Copy exactly, and only, the lines between the start of the entries below and the line containing "import * as d3 from 'd3';", both inclusive. Omit pictures.
━━━━━ THE DATA
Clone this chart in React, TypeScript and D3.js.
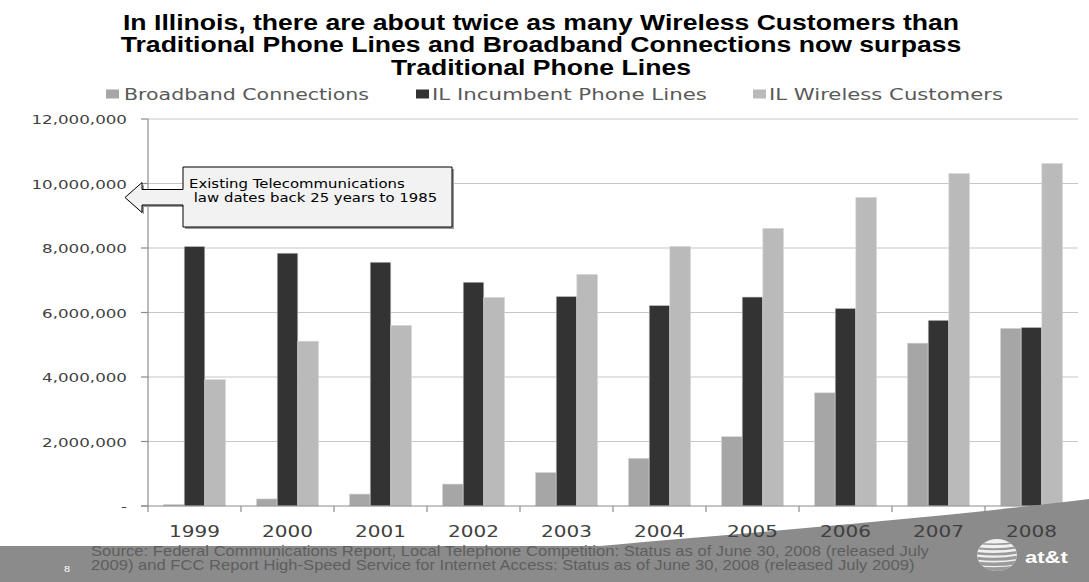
import React from 'react';
import * as d3 from 'd3';

const years = ['1999', '2000', '2001', '2002', '2003', '2004', '2005', '2006', '2007', '2008'];
const broadband = [50000, 220000, 370000, 680000, 1040000, 1480000, 2150000, 3510000, 5050000, 5510000];
const incumbent = [8050000, 7840000, 7560000, 6940000, 6500000, 6220000, 6480000, 6130000, 5760000, 5540000];
const wireless = [3920000, 5110000, 5600000, 6470000, 7180000, 8050000, 8610000, 9570000, 10310000, 10620000];
const yTicks = [0, 2000000, 4000000, 6000000, 8000000, 10000000, 12000000];
const seriesNames = ['Broadband Connections', 'IL Incumbent Phone Lines', 'IL Wireless Customers'];
const seriesColors = ['#a6a6a6', '#333333', '#bababa'];
const titleLines = [
  'In Illinois, there are about twice as many Wireless Customers than',
  'Traditional Phone Lines and Broadband Connections now surpass',
  'Traditional Phone Lines',
];
const calloutLines = ['Existing Telecommunications', ' law dates back 25 years to 1985'];
const sourceLines = [
  'Source: Federal Communications Report, Local Telephone Competition: Status as of June 30, 2008 (released July',
  '2009) and FCC Report High-Speed Service for Internet Access: Status as of June 30, 2008 (released July 2009)',
];

const SY = 0.78;
const W = 1089;
const H = 582;
const plot = { left: 148, right: 1078, top: 119, bottom: 506 };
const VERDANA = 'Verdana, "DejaVu Sans", sans-serif';
const ARIAL = 'Arial, "Liberation Sans", sans-serif';

function T(props: any) {
  const { x, y, sy = SY, children, ...rest } = props;
  return (
    <text transform={`translate(${x},${y}) scale(1,${sy})`} {...rest}>
      {children}
    </text>
  );
}

export default function App() {
  const x = d3.scaleBand<string>().domain(years).range([plot.left, plot.right]).paddingInner(0).paddingOuter(0);
  const y = d3.scaleLinear().domain([0, 12000000]).range([plot.bottom, plot.top]);
  const bw = x.bandwidth();
  const inner = d3
    .scaleBand<number>()
    .domain([0, 1, 2])
    .range([bw / 6, (bw * 5) / 6]);
  const series = [broadband, incumbent, wireless];
  const fmt = d3.format(',');

  const swoosh = 'M0,546 L600,546 C720,535 920,520 1089,499 L1089,582 L0,582 Z';

  // callout geometry
  const cb = { x0: 183, x1: 452, y0: 167, y1: 227 };
  const arrow = `M${cb.x0},${cb.y0} L${cb.x1},${cb.y0} L${cb.x1},${cb.y1} L${cb.x0},${cb.y1} L${cb.x0},205 L142,205 L142,212.5 L125,197.5 L142,182.5 L142,189.5 L${cb.x0},189.5 Z`;

  const legendX = [
    { sq: 106, tx: 124, len: 245 },
    { sq: 416, tx: 432, len: 275 },
    { sq: 753, tx: 769, len: 234 },
  ];

  return (
    <svg width={W} height={H} style={{ position: 'absolute', left: 0, top: 0, background: '#fff' }}>
      {/* title */}
      {titleLines.map((t, i) => (
        <T key={i} x={541} y={29.5 + i * 22.5} sy={0.86} textAnchor="middle" fontFamily={ARIAL} fontWeight="bold" fontSize={26.6} fill="#000">
          {t}
        </T>
      ))}
      {/* legend */}
      {seriesNames.map((n, i) => (
        <g key={n}>
          <rect x={legendX[i].sq} y={89.5} width={13} height={9} fill={seriesColors[i]} />
          <T x={legendX[i].tx} y={99.5} fontFamily={VERDANA} fontSize={20.4} fill="#595959" textLength={legendX[i].len} lengthAdjust="spacingAndGlyphs">
            {n}
          </T>
        </g>
      ))}
      {/* gridlines */}
      {yTicks.slice(1).map((t) => (
        <line key={t} x1={plot.left} x2={plot.right} y1={y(t)} y2={y(t)} stroke="#c6c6c6" strokeWidth={1.2} />
      ))}
      {/* y axis */}
      <line x1={plot.left} x2={plot.left} y1={plot.top} y2={plot.bottom} stroke="#8c8c8c" strokeWidth={1.2} />
      {yTicks.map((t) => (
        <g key={t}>
          <line x1={plot.left - 7} x2={plot.left} y1={y(t)} y2={y(t)} stroke="#8c8c8c" strokeWidth={1.2} />
          <T x={127} y={y(t) + 5} textAnchor="end" fontFamily={VERDANA} fontSize={16.7} fill="#404040">
            {t === 0 ? '-' : fmt(t)}
          </T>
        </g>
      ))}
      {/* bars */}
      {years.map((yr, i) => (
        <g key={yr}>
          {series.map((s, k) => (
            <rect
              key={k}
              x={(x(yr) as number) + (inner(k) as number)}
              y={y(s[i])}
              width={inner.bandwidth()}
              height={plot.bottom - y(s[i])}
              fill={seriesColors[k]}
              stroke="#d8d8d8"
              strokeWidth={0.6}
            />
          ))}
        </g>
      ))}
      {/* x axis */}
      <line x1={plot.left - 7} x2={plot.right} y1={plot.bottom} y2={plot.bottom} stroke="#8c8c8c" strokeWidth={1.2} />
      {years.map((yr) => (
        <line key={yr} x1={x(yr) as number} x2={x(yr) as number} y1={plot.bottom} y2={plot.bottom + 6} stroke="#8c8c8c" strokeWidth={1.2} />
      ))}
      <line x1={plot.right} x2={plot.right} y1={plot.bottom} y2={plot.bottom + 6} stroke="#8c8c8c" strokeWidth={1.2} />
      {/* callout */}
      <path d={arrow} transform="translate(2,2)" fill="#9a9a9a" />
      <path d={arrow} fill="#f2f2f2" stroke="#000" strokeWidth={1} />
      {calloutLines.map((t, i) => (
        <T key={i} x={189} y={188 + i * 14} fontFamily={VERDANA} fontSize={14.9} fill="#000" style={{ whiteSpace: 'pre' }}>
          {t}
        </T>
      ))}
      {/* bottom band */}
      <path d={swoosh} fill="#8b8b8b" />
      {/* x labels */}
      {years.map((yr) => (
        <T key={yr} x={(x(yr) as number) + bw / 2} y={537} textAnchor="middle" fontFamily={VERDANA} fontSize={20} fill="#404040">
          {yr}
        </T>
      ))}
      {/* source */}
      {sourceLines.map((t, i) => (
        <T key={i} x={91} y={556} dy={0} sy={0.88} fontFamily={ARIAL} fontSize={16.6} fill="#5e5e5e">
          <tspan x={0} y={(i * 14) / 0.88}>{t}</tspan>
        </T>
      ))}
      <T x={64} y={572} fontFamily={ARIAL} fontSize={11} fill="#fff">
        8
      </T>
      {/* at&t logo */}
      <defs>
        <clipPath id="globe">
          <ellipse cx={997} cy={555} rx={20} ry={16} />
        </clipPath>
      </defs>
      <ellipse cx={997} cy={555} rx={20} ry={16} fill="#f0f0f0" />
      <g clipPath="url(#globe)" fill="none" stroke="#9a9a9a">
        {[-12, -7, -2, 3, 8, 13].map((dy, i) => (
          <path key={i} d={`M975,${555 + dy} Q997,${555 + dy + 3} 1019,${555 + dy - 1}`} strokeWidth={1.6 + i * 0.5} />
        ))}
      </g>
      <T x={1025} y={563} fontFamily={ARIAL} fontWeight="bold" fontSize={22} fill="#fff">
        at&amp;t
      </T>
    </svg>
  );
}
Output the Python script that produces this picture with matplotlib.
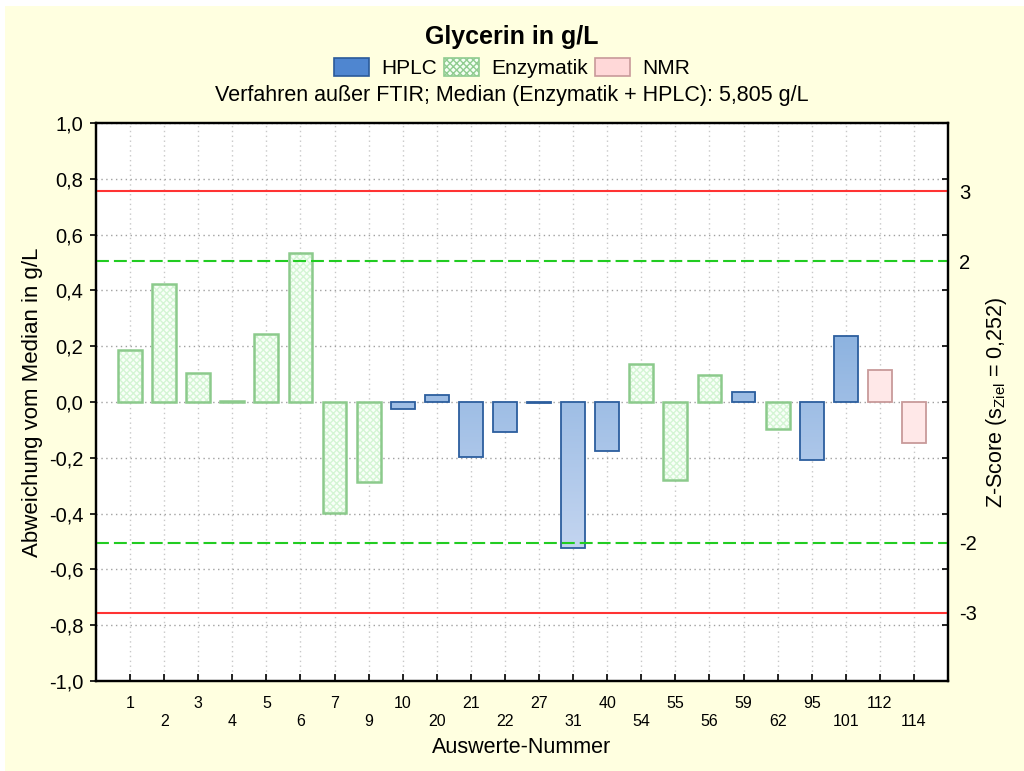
import numpy as np
import matplotlib.pyplot as plt
from matplotlib.patches import Patch, Rectangle
from matplotlib.colors import LinearSegmentedColormap

plt.rcParams['font.family'] = ['Liberation Sans', 'DejaVu Sans']
plt.rcParams['mathtext.fontset'] = 'custom'
plt.rcParams['mathtext.rm'] = 'Liberation Sans'
plt.rcParams['mathtext.it'] = 'Liberation Sans'
plt.rcParams['axes.unicode_minus'] = False

# Auswerte-Nummer, Verfahren, Abweichung vom Median (g/L)
codes = ['1', '2', '3', '4', '5', '6', '7', '9', '10', '20', '21', '22',
         '27', '31', '40', '54', '55', '56', '59', '62', '95', '101', '112', '114']
methods = ['E', 'E', 'E', 'E', 'E', 'E', 'E', 'E', 'H', 'H', 'H', 'H',
           'H', 'H', 'H', 'E', 'E', 'E', 'H', 'E', 'H', 'H', 'N', 'N']
values = [0.185, 0.424, 0.105, 0.005, 0.244, 0.535, -0.398, -0.287, -0.024, 0.026, -0.197, -0.106,
          -0.005, -0.525, -0.174, 0.135, -0.278, 0.095, 0.037, -0.096, -0.207, 0.235, 0.114, -0.148]
s_ziel = 0.252
z_ticks = [3, 2, -2, -3]
y_ticks = [1.0, 0.8, 0.6, 0.4, 0.2, 0.0, -0.2, -0.4, -0.6, -0.8, -1.0]

fig = plt.figure(figsize=(10.24, 7.71), dpi=100)
fig.patch.set_facecolor('white')
fig.patches.append(Rectangle((5 / 1024, 0), 1, 1 - 6 / 771, transform=fig.transFigure,
                             facecolor='#ffffe0', edgecolor='none', zorder=-10))

ax = fig.add_axes([96 / 1024, 1 - 681 / 771, 852 / 1024, 558 / 771])
ax.set_facecolor('white')
x = np.arange(len(codes))
w = 0.7

grad_cmap = LinearSegmentedColormap.from_list('hplc', ['#e5eafa', '#5791d0'])
grad = np.linspace(1, 0, 256).reshape(-1, 1)

for xi, v, m in zip(x, values, methods):
    if m == 'H':
        b = ax.bar(xi, v, w, facecolor='none', edgecolor='#2c5e9e', linewidth=1.3, zorder=4)[0]
        im = ax.imshow(grad, cmap=grad_cmap, extent=(-1, 24, -1, 1), aspect='auto',
                       vmin=0, vmax=1, zorder=3)
        im.set_clip_path(b)
    elif m == 'E':
        ax.bar(xi, v, w, facecolor='#f8fff8', edgecolor='#d4f5d4', hatch='xxxxx',
               linewidth=0, zorder=3)
        ax.bar(xi, v, w, facecolor='none', edgecolor='#8cca8c', linewidth=1.8, zorder=4)
    else:
        ax.bar(xi, v, w, facecolor='#ffe8e8', edgecolor='#c89a9a', linewidth=1.3, zorder=4)

for z in (3, -3):
    ax.axhline(z * s_ziel, color='#ff3333', linewidth=1.5, zorder=5)
for z in (2, -2):
    ax.axhline(z * s_ziel, color='#22cc22', linewidth=1.5, dashes=(6.2, 2.4), zorder=5)

ax.set_xlim(-1, 24)
ax.set_ylim(-1, 1)
ax.set_yticks(y_ticks)
ax.set_yticklabels([('%.1f' % t).replace('.', ',') for t in y_ticks], fontsize=14.5)
ax.set_xticks(x)
ax.set_xticklabels([('\n' + c) if i % 2 else c for i, c in enumerate(codes)],
                   fontsize=11.5, linespacing=1.2)
ax.tick_params(axis='x', direction='in', length=5, width=1.2, pad=11)
ax.tick_params(axis='y', direction='out', length=4, width=1.2, pad=5)

ax.grid(axis='y', linestyle=(0, (1, 2.5)), color='#a0a0a0', linewidth=1.0, zorder=0)
ax.grid(axis='x', linestyle=(0, (1, 2.5)), color='#c8c8c8', linewidth=1.0, zorder=0)
ax.set_axisbelow(True)
for sp in ax.spines.values():
    sp.set_linewidth(1.6)

ax.set_xlabel('Auswerte-Nummer', fontsize=15.5)
ax.xaxis.set_label_coords(0.5, (681 - 737) / 558)
ax.set_ylabel('Abweichung vom Median in g/L', fontsize=16)
ax.yaxis.set_label_coords((43 - 96) / 852, 0.5)

ax2 = ax.twinx()
ax2.set_ylim(-1, 1)
ax2.set_yticks([z * s_ziel for z in z_ticks])
ax2.set_yticklabels([str(z) for z in z_ticks], fontsize=14.5)
ax2.set_yticks(y_ticks, minor=True)
ax2.tick_params(axis='y', which='major', length=0, pad=8)
ax2.tick_params(axis='y', which='minor', direction='in', length=4, width=1.2)
ax2.set_ylabel(r'Z-Score (s$_{\mathrm{Ziel}}$ = 0,252)', fontsize=15.5)
ax2.yaxis.set_label_coords((984 - 96) / 852, 0.5)
for sp in ax2.spines.values():
    sp.set_linewidth(1.6)

fig.text(0.5, 1 - 37 / 771, 'Glycerin in g/L', fontsize=18, fontweight='bold',
         ha='center', va='center')
handles = [Patch(facecolor='#4f86d0', edgecolor='#2a5a9a', linewidth=1.2),
           Patch(facecolor='#f4fff4', edgecolor='#90cc90', hatch='xxxxx', linewidth=1.2),
           Patch(facecolor='#ffd8d8', edgecolor='#c89a9a', linewidth=1.2)]
fig.legend(handles, ['HPLC', 'Enzymatik', 'NMR'], loc='center', bbox_to_anchor=(0.5, 1 - 68 / 771),
           ncol=3, frameon=False, fontsize=15, handlelength=1.7, handleheight=1.0,
           handletextpad=0.6, columnspacing=0.3, borderpad=0.1)
fig.text(0.5, 1 - 95 / 771, 'Verfahren außer FTIR; Median (Enzymatik + HPLC): 5,805 g/L',
         fontsize=15.5, ha='center', va='center')

fig.savefig('out.png', dpi=100, facecolor=fig.get_facecolor())
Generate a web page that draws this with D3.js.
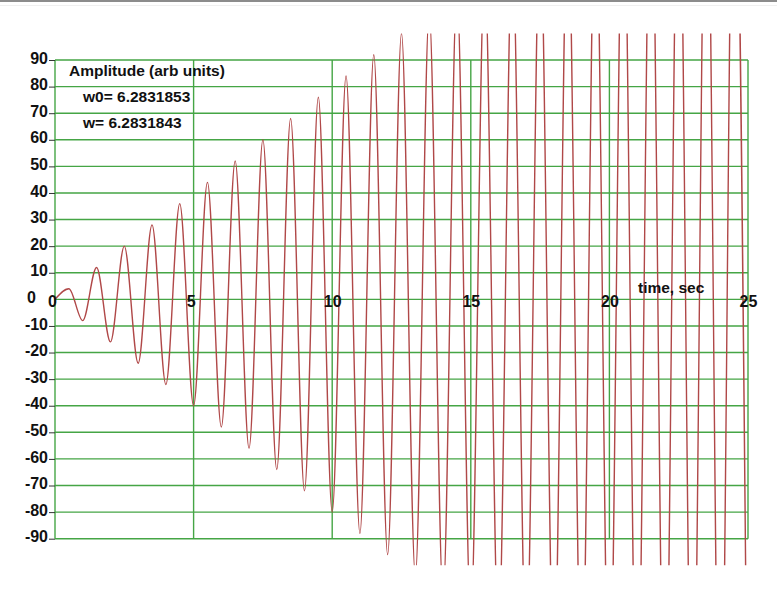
<!DOCTYPE html>
<html>
<head>
<meta charset="utf-8">
<script src="https://cdn.jsdelivr.net/npm/d3@7"></script>
<style>
  html, body { margin: 0; padding: 0; background: #ffffff; }
  svg { display: block; }
  text { font-family: "Liberation Sans", Arial, sans-serif; font-weight: bold; fill: #111; }
</style>
</head>
<body>
<svg id="chart" width="777" height="600"></svg>
<script>
// ---- data ----
const yTicks = [-90, -80, -70, -60, -50, -40, -30, -20, -10, 0, 10, 20, 30, 40, 50, 60, 70, 80, 90];
const xTicks = [0, 5, 10, 15, 20, 25];
// times (s) of the successive extrema of the oscillation
const extremaTime = [0, 0.5, 1, 1.5, 2, 2.5, 3, 3.5, 4, 4.5, 5, 5.5, 6, 6.5, 7, 7.5, 8, 8.5, 9, 9.5,
  10, 10.5, 11, 11.5, 12, 12.5, 13, 13.5, 14, 14.5, 15, 15.5, 16, 16.5, 17, 17.5, 18, 18.5, 19, 19.5,
  20, 20.5, 21, 21.5, 22, 22.5, 23, 23.5, 24, 24.5, 25];
// amplitude at those extrema (values beyond +/-100 are off the picture, estimated)
const extremaValue = [0, 4, -8, 12, -16, 20, -24, 28, -32, 36, -40, 44, -48, 52, -56, 60, -64, 68, -72, 76,
  -80, 84, -88, 92, -96, 100, -104, 108, -112, 116, -120, 124, -128, 132, -136, 140, -144, 148, -152, 156,
  -160, 164, -168, 172, -176, 180, -184, 188, -192, 196, -200];
const titleLines = ["Amplitude (arb units)", "w0= 6.2831853", "w= 6.2831843"];
const xAxisTitle = "time, sec";

// ---- layout ----
const svg = d3.select("#chart");
const x = d3.scaleLinear().domain([0, 25]).range([55, 748]);
const y = d3.scaleLinear().domain([-90, 90]).range([538.7, 60]);

const gridColor = "#45a545";
const curveColor = "#b04848";
const tickFont = "16px";

// top gray border
svg.append("rect").attr("x", 0).attr("y", 0).attr("width", 777).attr("height", 2).attr("fill", "#8c8c8c");
svg.append("rect").attr("x", 0).attr("y", 5).attr("width", 777).attr("height", 1).attr("fill", "#f0f0f0");

// grid
const grid = svg.append("g");
grid.selectAll("line.h").data(yTicks).join("line")
  .attr("x1", x(0)).attr("x2", x(25))
  .attr("y1", d => y(d)).attr("y2", d => y(d))
  .attr("stroke", gridColor).attr("stroke-width", 1.4);
grid.selectAll("line.v").data(xTicks).join("line")
  .attr("x1", d => x(d)).attr("x2", d => x(d))
  .attr("y1", y(90)).attr("y2", y(-90))
  .attr("stroke", gridColor).attr("stroke-width", 1.4);

// curve
svg.append("clipPath").attr("id", "clip").append("rect")
  .attr("x", x(0)).attr("y", y(100)).attr("width", x(25) - x(0)).attr("height", y(-100) - y(100));
const pts = extremaTime.map((t, i) => [t, extremaValue[i]]);
const line = d3.line().x(d => x(d[0])).y(d => y(d[1])).curve(d3.curveMonotoneX);
svg.append("path").datum(pts)
  .attr("clip-path", "url(#clip)")
  .attr("d", line)
  .attr("fill", "none").attr("stroke", curveColor).attr("stroke-width", 1.4);

// y axis
const yAxis = svg.append("g").attr("transform", `translate(${x(0)},0)`)
  .call(d3.axisLeft(y).tickValues(yTicks).tickSize(6).tickPadding(1).tickFormat(d => String(d)));
yAxis.select(".domain").remove();
yAxis.selectAll(".tick line").attr("stroke", "#333").attr("stroke-width", 1);
yAxis.selectAll(".tick text")
  .style("font-size", tickFont).style("font-family", "'Liberation Sans', Arial, sans-serif").style("font-weight", "bold")
  .attr("fill", "#111").attr("dy", "0.2em")
  .attr("dx", d => d === 0 ? -12 : 0);
yAxis.selectAll(".tick").filter(d => d === 0).select("line").remove();

// x axis labels on the zero line
const xAxis = svg.append("g").attr("transform", `translate(0,${y(0)})`)
  .call(d3.axisBottom(x).tickValues(xTicks).tickSize(0).tickPadding(0).tickFormat(d => String(d)));
xAxis.select(".domain").remove();
xAxis.selectAll(".tick text")
  .style("font-size", tickFont).style("font-family", "'Liberation Sans', Arial, sans-serif").style("font-weight", "bold")
  .attr("fill", "#111").attr("y", 0).attr("dy", "0.5em")
  .attr("dx", d => d === 0 ? -3 : (d === 5 ? -3 : 0));

// titles
svg.append("text").attr("x", 69).attr("y", 76).style("font-size", "15.5px").text(titleLines[0]);
svg.append("text").attr("x", 83).attr("y", 102).style("font-size", "15.5px").text(titleLines[1]);
svg.append("text").attr("x", 83).attr("y", 128).style("font-size", "15.5px").text(titleLines[2]);
svg.append("text").attr("x", 638).attr("y", 293).style("font-size", "15.5px").text(xAxisTitle);
</script>
</body>
</html>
━━━━━━━━━━
- **FULL SOLUTION**
Clone this chart in React, TypeScript and D3.js.
import React from 'react';
import * as d3 from 'd3';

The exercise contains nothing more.